Wednesday, November 3, 2010

Nobel Prize 2010

Peter Diamond and two others were awarded the Nobel Prize for finding that “Most real-world transactions involve various forms of impediments to trade or ‘frictions.’” I thought we already knew that. The Swedish Academy notes that “The question of why unemployment exists and what can and should be done about it is one of the most central issues in economics. Labor markets do not appear to ‘clear’: there are jobless workers who search for work (unemployment) and firms that look for workers (vacancies). It has proven a challenge to formulate a fully specified equilibrium model that generates both unemployment and vacancies.”

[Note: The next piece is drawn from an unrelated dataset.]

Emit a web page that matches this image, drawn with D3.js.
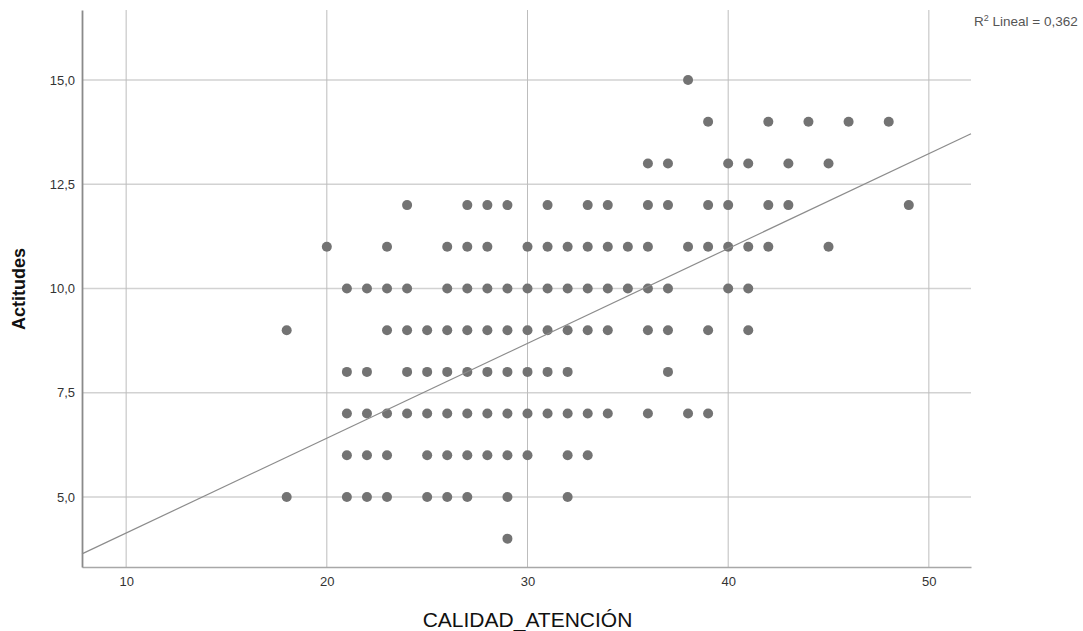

The millions of unemployed today must be very grateful that this model has been created! Frictional unemployment is certainly not the problem of today. Diamond is applauded for showing that with friction the only equilibrium is the monopoly price. A surprising finding according to the Academy. This is the conventional plaything of conventional economics--all our problems are due to inefficiencies. Diamond “found” that some workers create externalities for other workers by searching too hard--shame on them!
The Academy notes that optimal search behavior involves a reservation wage, at which a worker is indifferent between accepting a job and remaining unemployed. “The reservation wage is thus set so as to equate the value of unemployment, whose immediate return is any unemployment benefit the worker receives, to the resent discounted value of future wage incomes from the job, which involves the likelihood of keeping the job, the interest rate by which the future earnings are discounted, and any expected wage movements on the job.” I’m sure the unemployed will be glad to learn that this is what they are doing. Why is it that many models turn out to blame the worker for their problems and/or the government being too generous with unemployment benefits?
I would give a prize to anyone with insight into labor markets with fluctuating demand for consumer goods. To do this would require economists to get out of their armchairs and talk to people, both labor and management. Have these people ever visited a state unemployment office with its lines of people looking for work or long lines at any employer advertising hires. Then they might truly discover (not deduce) how expectations work and vicious cycles of lower consumer demand leading to laying off workers, to further decline in income and consumer demand. It is time to study institutions and behavior and quit worrying about blackboard mechanical equilibrium models. These models don’t “find” anything, but are just inevitable deductions from the framework used to create them.